Vietnam is one of the most biodiverse countries on earth, with a huge variety of distinctive and fascinating wildlife.
Situated at the point where Southeast Asia’s tropical ecosystems meet the temperate ecosystems of mainland Asia, and stretching over 1,650 km from north to south, the country boasts a varied landscape that encompasses cool mountain ecosystems in the Himalayan foothills to the north, tropical forests, striking karst (limestone) peaks and much more besides. This diversity of ecosystems gives rise to a rich variety of plant and animal species, many of which are found nowhere else on Earth.
More than 13,200 terrestrial plant species and around 10,000 animal species have been recorded in Vietnam, while over 3,000 aquatic species have been identified within its wetland areas.
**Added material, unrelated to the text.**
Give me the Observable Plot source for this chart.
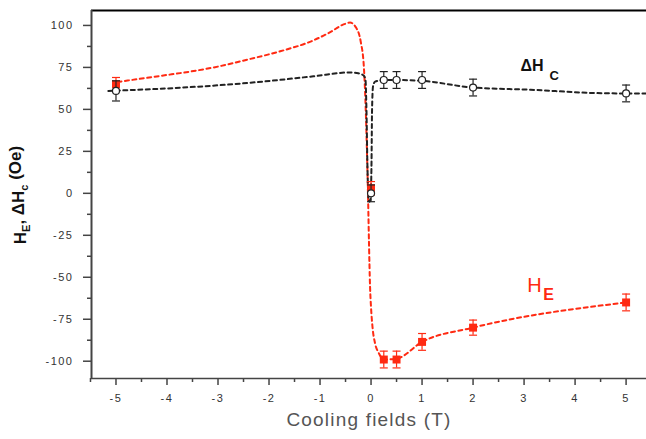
<!DOCTYPE html>
<html><head><meta charset="utf-8">
<script src="https://cdn.jsdelivr.net/npm/d3@7"></script>
<script src="https://cdn.jsdelivr.net/npm/@observablehq/plot@0.6"></script>
<style>
body{margin:0;background:#fff;}
svg text{font-family:"Liberation Sans",Arial,sans-serif;}
.ticklbl text{letter-spacing:1.5px;}
</style></head><body><div id="chart"></div>
<script>
// Measured points
const fields    = [-5, 0, 0.25, 0.5, 1, 2, 5];
const heValues  = [65, 3, -99, -99, -88.5, -80, -65];
const heErrors  = [4, 4, 5, 5, 5, 4.5, 5];
const dhcValues = [61, 0, 67.5, 67.5, 67.5, 63, 59.5];
const dhcErrors = [6, 5, 5, 5, 5, 5, 5];

// Guide-to-the-eye curves
const heFitX  = [-4.97, -4, -3.74, -3, -2.43, -1.78, -1.13, -0.8, -0.54, -0.41, -0.3, -0.2, -0.14, -0.11, -0.08, -0.06, -0.04, -0.02, 0.0, 0.03, 0.08, 0.15, 0.25, 0.5, 1, 2, 5];
const heFitY  = [66.3, 70.5, 71.6, 75.5, 79.6, 84.6, 91.1, 96, 100.6, 101.7, 99, 90, 75, 55, 25, 0, -30, -55, -68, -80, -89.5, -95, -99, -98.5, -88.5, -80, -65];
const dhcFitX = [-5.15, -3.74, -2.43, -1.13, -0.42, -0.25, -0.15, -0.11, -0.09, -0.07, -0.05, -0.03, -0.01, 0.01, 0.02, 0.04, 0.08, 0.25, 0.5, 1, 2, 3.13, 4.43, 5, 5.45];
const dhcFitY = [61, 62.9, 65.7, 69.7, 72, 71.5, 70.3, 68, 50, 15, -3, -5, -3, 20, 50, 64, 66.5, 67.5, 67.5, 67, 63, 61.7, 59.7, 59.5, 59.5];

const xTicks = [-5, -4, -3, -2, -1, 0, 1, 2, 3, 4, 5];
const xMinorTicks = [-5.5, -4.5, -3.5, -2.5, -1.5, -0.5, 0.5, 1.5, 2.5, 3.5, 4.5];
const yTicks = [-100, -75, -50, -25, 0, 25, 50, 75, 100];
const yMinorTicks = [-87.5, -62.5, -37.5, -12.5, 12.5, 37.5, 62.5, 87.5];
const xDomain = [-5.48, 5.4];
const yDomain = [-110.3, 108.9];

const xLabel = "Cooling fields (T)";
const heLabel = ["H", "E"];
const dhcLabel = ["\u0394H", "C"];

const he = fields.map((x, i) => ({x, y: heValues[i], e: heErrors[i]}));
const dhc = fields.map((x, i) => ({x, y: dhcValues[i], e: dhcErrors[i]}));
const heFit = heFitX.map((x, i) => ({x, y: heFitY[i]}));
const dhcFit = dhcFitX.map((x, i) => ({x, y: dhcFitY[i]}));

const RED = "#ff2a12", BLK = "#222";
const cap = {draw(ctx) { ctx.moveTo(-4, 0); ctx.lineTo(4, 0); }};

const plot = Plot.plot({
  width: 646, height: 439,
  marginLeft: 91, marginRight: 0, marginTop: 10, marginBottom: 61,
  style: {background: "#fff", fontFamily: "Liberation Sans, Arial, sans-serif"},
  x: {domain: xDomain},
  y: {domain: yDomain},
  marks: [
    Plot.axisX({ticks: xTicks, tickSize: 7, tickPadding: 9, tickFormat: d => String(d), stroke: "#444", strokeWidth: 1.5, fill: "#333", fontSize: 11, label: null, className: "ticklbl"}),
    Plot.axisX({ticks: xMinorTicks, tickSize: 4, tickFormat: () => "", stroke: "#444", strokeWidth: 1.5, label: null}),
    Plot.axisY({ticks: yTicks, tickSize: 8, tickPadding: 10, tickFormat: d => String(d), stroke: "#444", strokeWidth: 1.5, fill: "#333", fontSize: 11, label: null, className: "ticklbl"}),
    Plot.axisY({ticks: yMinorTicks, tickSize: 4, tickFormat: () => "", stroke: "#444", strokeWidth: 1.5, label: null}),
    Plot.ruleY([yDomain[1]], {stroke: "#000", strokeWidth: 2}),
    Plot.ruleY([yDomain[0]], {stroke: "#444", strokeWidth: 1.5}),
    Plot.ruleX([xDomain[0]], {stroke: "#444", strokeWidth: 2}),
    Plot.line(heFit, {x: "x", y: "y", curve: "monotone-x", stroke: RED, strokeWidth: 2, strokeDasharray: "4,3.5"}),
    Plot.line(dhcFit, {x: "x", y: "y", curve: "monotone-x", stroke: BLK, strokeWidth: 2, strokeDasharray: "4,3.5", clip: true}),
    Plot.ruleX(he, {x: "x", y1: d => d.y - d.e, y2: d => d.y + d.e, stroke: RED, strokeWidth: 1.2}),
    Plot.dot(he, {x: "x", y: d => d.y - d.e, symbol: cap, stroke: RED, strokeWidth: 1.2, r: 4}),
    Plot.dot(he, {x: "x", y: d => d.y + d.e, symbol: cap, stroke: RED, strokeWidth: 1.2, r: 4}),
    Plot.dot(he, {x: "x", y: "y", symbol: "square", fill: RED, r: 4.5}),
    Plot.ruleX(dhc, {x: "x", y1: d => d.y - d.e, y2: d => d.y + d.e, stroke: BLK, strokeWidth: 1.2}),
    Plot.dot(dhc, {x: "x", y: d => d.y - d.e, symbol: cap, stroke: BLK, strokeWidth: 1.2, r: 4}),
    Plot.dot(dhc, {x: "x", y: d => d.y + d.e, symbol: cap, stroke: BLK, strokeWidth: 1.2, r: 4}),
    Plot.dot(dhc, {x: "x", y: "y", symbol: "circle", fill: "#fff", stroke: BLK, strokeWidth: 1.2, r: 3.5}),
    Plot.text([heLabel[0]], {x: 3.06, y: -55, text: d => d, fill: RED, fontSize: 20, textAnchor: "start"}),
    Plot.text([heLabel[1]], {x: 3.06, y: -55, text: d => d, fill: RED, fontSize: 16, fontWeight: "bold", textAnchor: "start", dx: 16, dy: 9}),
    Plot.text([dhcLabel[0]], {x: 2.93, y: 76, text: d => d, fill: "#111", fontSize: 16, fontWeight: "bold", textAnchor: "start"}),
    Plot.text([dhcLabel[1]], {x: 2.93, y: 76, text: d => d, fill: "#111", fontSize: 13, fontWeight: "bold", textAnchor: "start", dx: 29, dy: 10}),
    Plot.text([xLabel], {frameAnchor: "bottom", text: d => d, dy: 47, fontSize: 19, fill: "#555", className: "xlbl"})
  ]
});
document.getElementById("chart").append(plot);

d3.select(plot).selectAll(".xlbl text").style("letter-spacing", "1.2px");
const yt = d3.select(plot).append("text")
  .attr("transform", "translate(26,195) rotate(-90)")
  .attr("text-anchor", "middle")
  .style("font-size", "17px").style("font-weight", "bold").attr("fill", "#111");
yt.append("tspan").text("H");
yt.append("tspan").text("E").style("font-size", "11px").attr("dy", "0.4em");
yt.append("tspan").text(", \u0394H").attr("dy", "-0.4em");
yt.append("tspan").text("c").style("font-size", "11px").attr("dy", "0.4em");
yt.append("tspan").text(" (Oe)").attr("dy", "-0.4em");
</script></body></html>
The country also has an extremely long coastline extending over 3,260 km and encompassing thousands of islands, including the famous Ha Long Bay – a World Heritage site whose limestone pillars, arches and caves typify Southeast Asia’s striking karst landscapes. Over 20 ecosystem types and more than 11,000 marine species are found in Vietnam’s coastal waters.
Perhaps most striking of all of Vietnam’s natural treasures, however, are its primates.
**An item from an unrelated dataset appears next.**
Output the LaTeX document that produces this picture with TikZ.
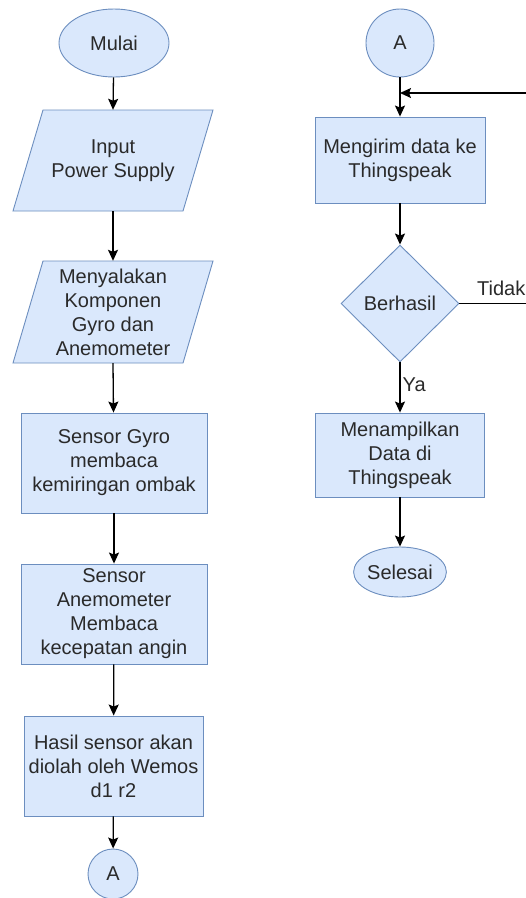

25 primate species can be found here, of which 11 are critically endangered and five are endemic to Vietnam; several more are found only in Indochina. It is undoubtedly one of the most important countries in the world for primate conservation.
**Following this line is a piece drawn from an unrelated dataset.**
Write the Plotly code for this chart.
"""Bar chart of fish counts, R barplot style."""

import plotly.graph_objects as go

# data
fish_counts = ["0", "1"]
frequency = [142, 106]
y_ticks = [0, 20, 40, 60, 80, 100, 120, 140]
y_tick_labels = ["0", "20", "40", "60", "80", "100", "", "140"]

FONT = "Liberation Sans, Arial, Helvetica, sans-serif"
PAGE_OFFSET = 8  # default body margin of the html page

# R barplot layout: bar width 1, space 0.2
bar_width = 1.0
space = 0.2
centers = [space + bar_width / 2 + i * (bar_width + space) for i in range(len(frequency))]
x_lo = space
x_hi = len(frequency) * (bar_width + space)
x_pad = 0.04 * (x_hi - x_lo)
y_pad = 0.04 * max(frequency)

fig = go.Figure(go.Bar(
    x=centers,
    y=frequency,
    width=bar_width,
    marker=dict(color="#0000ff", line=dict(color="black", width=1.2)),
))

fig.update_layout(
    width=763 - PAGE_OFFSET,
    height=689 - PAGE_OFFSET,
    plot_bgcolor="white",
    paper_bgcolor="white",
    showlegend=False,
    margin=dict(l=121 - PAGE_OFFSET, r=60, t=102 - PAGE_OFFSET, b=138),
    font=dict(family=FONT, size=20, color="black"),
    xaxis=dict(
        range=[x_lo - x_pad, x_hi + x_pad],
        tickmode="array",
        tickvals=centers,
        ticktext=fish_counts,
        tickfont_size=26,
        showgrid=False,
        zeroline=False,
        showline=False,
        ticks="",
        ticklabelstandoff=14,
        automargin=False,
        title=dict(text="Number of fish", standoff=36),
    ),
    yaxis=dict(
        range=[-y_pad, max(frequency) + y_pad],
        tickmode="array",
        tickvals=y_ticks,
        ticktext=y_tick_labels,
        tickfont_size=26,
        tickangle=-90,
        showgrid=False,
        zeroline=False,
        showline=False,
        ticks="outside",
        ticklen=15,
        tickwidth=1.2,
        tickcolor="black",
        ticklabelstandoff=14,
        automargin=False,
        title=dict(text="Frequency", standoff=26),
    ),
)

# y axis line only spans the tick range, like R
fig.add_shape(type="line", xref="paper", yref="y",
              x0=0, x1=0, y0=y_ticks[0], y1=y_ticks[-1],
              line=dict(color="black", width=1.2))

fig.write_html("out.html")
This astonishing biodiversity is coming under intense pressure, however. Its overexploited primary forests are declining and becoming severely fragmented. For many species, including Vietnam’s primates, this means that populations are being pushed into ever smaller and more isolated islands of habitat.
There is an urgent need, therefore, to protect remaining populations and to work with government partners and civil society to better manage protected areas and other sites of high biodiversity importance.